Desde una perspectiva que arranca del comienzo del franquismo una vez finalizada la Guerra Civil con la derrota de la República, se ofrecen diferentes etapas. Etapas que van en tobogán, suben y bajan al unísono de lo que pasa en España y en los países que la rodean. En el franquismo surge un potente nacionalcatolicismo. España es un país teocrático en donde el Estado y la Religión van en pareja. Bien estudiado por el jesuita Álvarez Bolado, la Religión todo lo domina. La Iglesia es todopoderosa y se incrusta en cualquier rincón de la sociedad.
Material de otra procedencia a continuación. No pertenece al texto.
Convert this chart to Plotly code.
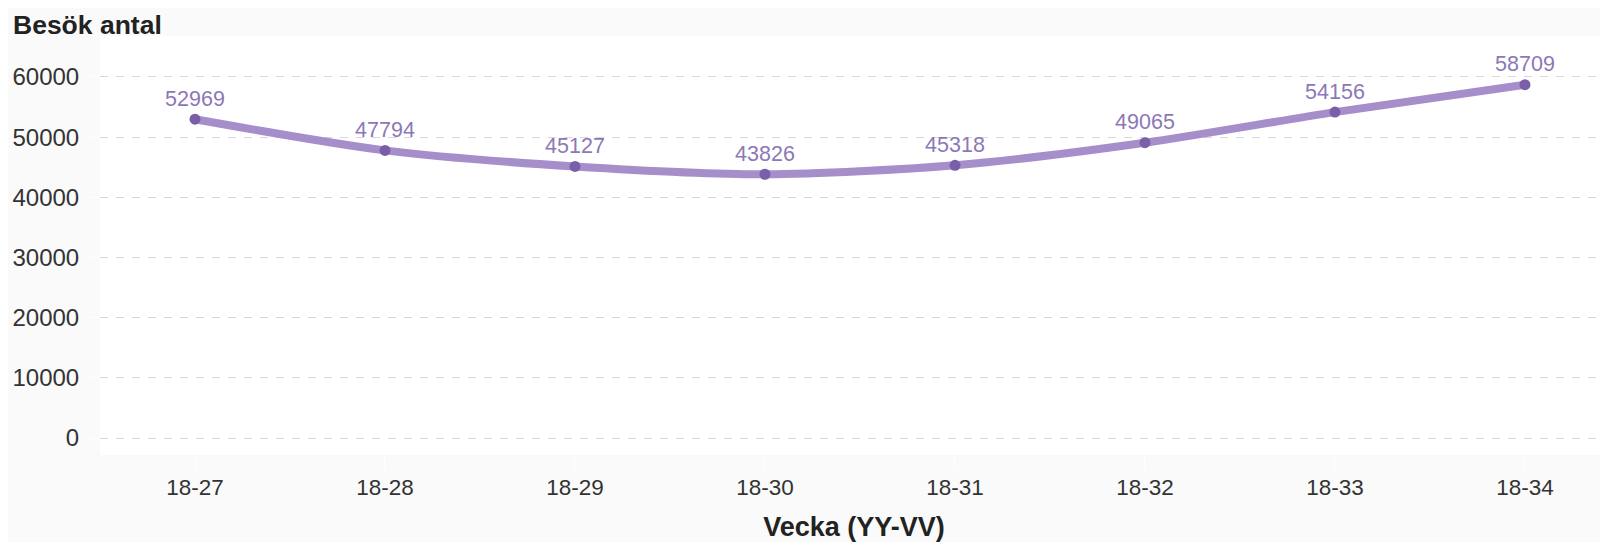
import plotly.graph_objects as go

weeks = ["18-27", "18-28", "18-29", "18-30", "18-31", "18-32", "18-33", "18-34"]
visits = [52969, 47794, 45127, 43826, 45318, 49065, 54156, 58709]
y_ticks = [0, 10000, 20000, 30000, 40000, 50000, 60000]

# page body adds ~8px offset; figure is sized to compensate
W, H = 1600, 534
ML, MT, MB, MR = 92, 28, 87, 0
PW = W - ML - MR
PH = H - MT - MB

fig = go.Figure()
fig.add_trace(go.Scatter(
    x=list(range(len(weeks))), y=visits,
    mode="lines+markers+text",
    line=dict(color="#a68ecb", width=8, shape="spline", smoothing=0.8),
    marker=dict(color="#7b5ea8", size=11),
    text=[str(v) for v in visits],
    textposition="top center",
    textfont=dict(family="Liberation Sans, Arial", size=21.5, color="#8c78b6"),
    hoverinfo="skip",
))

fig.update_layout(
    width=W, height=H,
    margin=dict(l=ML, r=MR, t=MT, b=MB),
    paper_bgcolor="#fafafa",
    plot_bgcolor="#ffffff",
    showlegend=False,
    font=dict(family="Liberation Sans, Arial", color="#333333"),
    annotations=[
        dict(text="<b>Besök antal</b>", xref="paper", yref="paper",
             x=(3 - ML) / PW, y=1 + 11 / PH, xanchor="left", yanchor="middle",
             showarrow=False, font=dict(size=26.5, color="#222222")),
    ],
)
fig.update_xaxes(
    tickmode="array", tickvals=list(range(len(weeks))), ticktext=weeks,
    range=[-0.5, 7.437], showgrid=False, zeroline=False,
    ticks="outside", ticklen=12, tickcolor="#ffffff",
    tickfont=dict(size=22.5, color="#333333"),
    title=dict(text="<b>Vecka (YY-VV)</b>", font=dict(size=27, color="#222222"), standoff=19),
)
fig.update_yaxes(
    tickmode="array", tickvals=y_ticks, ticktext=[str(t) for t in y_ticks],
    range=[-2825, 66800], showgrid=True, gridcolor="#d6d6d6", gridwidth=1,
    griddash="8px,8px", zeroline=False,
    ticks="outside", ticklen=8, tickcolor="#ffffff", ticklabelstandoff=7,
    tickfont=dict(size=24, color="#333333"),
)

fig.write_html("out.html")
La religiosidad es fuertemente eclesial. Se teme más a la Iglesia que a Dios. Se llenan los seminarios y los Obispos, políticos también franquistas, se enorgullecen de ello. Los curas ocupan las calles y es muy difícil escudarse contra esta marea ultracatólica. En los años cincuenta y sesenta empieza a cambiar el panorama. Las Democracias Cristianas europeas, y muy especialmente la que llega de Bélgica, dan aliento a otro tipo de catolicismo. La JOC (Juventud Obrera Cristiana), fundada en los años veinte, da un impulso social considerable al hasta entonces anquilosado catolicismo. Es la acción la que promueve la fe. En este ambiente no solo surgen los movimientos obreros, sino otros que no se sienten atraídos por el tufillo político que desprende el obrerismo cristiano. Y así nacen los Cursillos de Cristiandad. Los puso en marcha el obispo Hervás e invocan el encuentro con el Espíritu Santo, al modo pentecostalista, por encima de todo. La fe guía la acción. El individuo se empodera de Dios. Y los jóvenes miran a una religión renovada. Al mismo tiempo, el Opus Dei se extiende, especialmente por las capas pudientes de la sociedad. Fe y acción se dan la mano. Pronto saldrán a la luz pública los Neocatecumenales o kikos. Estos son típicamente fundamentalistas. El fundamentalismo consiste en volver una y otra vez a las fuentes, al origen. El mensaje en cuestión se habría adulterado con el tiempo y debería brotar de nuevo el agua fresca. Además, se trata de darse cuenta de que se tiene un tesoro entre manos. Y eso lleva a un fervor extraordinario. Sociológicamente, este retorno al núcleo duro sucede cuando ante un proceso de secularización, algunos se creen con el deber de mantener en su pureza la verdadera esencia del principio. Y es que la secularización avanzaba imparable. La apertura a Europa, el Concilio Vaticano II y el desarrollo económico aceleraron el descreimiento. Los curas dejaron la sotana y las voces de que España había dejado de ser cristiana se hicieron oír. La Teología de la Liberación, de cuño latinoamericano, se desmorona y se convierte en promoción humana con modelo evangélico. Y en los últimos años ha saltado a la escena el enésimo retorno a los fundamentos. El reciente movimiento juvenil, entre otros, se arrastra bajo el lema de la alegría. Es la alegría de ser amigo de Cristo. El tobogán está otra vez arriba.
El panorama ha cambiado. Las campanas ya no repican solas. Los imanes se escuchan. Los evangélicos hacen que proliferen sus Iglesias; los católicos quieren rejuvenecerse, y los viejos adivinos se presentan ahora como los redentores sacerdotales revestidos de autoayuda. Todo ello dentro del caldo de una soberana y omnipotente economía. Y con un consumo alienante, una política desquiciada y una tecnosfera convertida en falsa o sesgada información. Ante esta situación, el laicismo se enfrenta a inesperados retos. Su objetivo será siempre la separación de la Iglesia y el Estado. Y continuar criticando los privilegios de la Iglesia en la educación, en el dinero o en los símbolos interesados. Pero habría que ampliar la mirada. Contemplar y opinar sobre las diversas religiones. Ser más didácticos respecto al fenómeno religioso. Culturizar en un humanismo firme. Una puesta a punto, en suma, de su cometido, dados los profundos y caóticos cambios que se están viviendo. No se trata de crear un partido nuevo o algo por el estilo. Se trata de mirar en todas las direcciones que la realidad nos indica.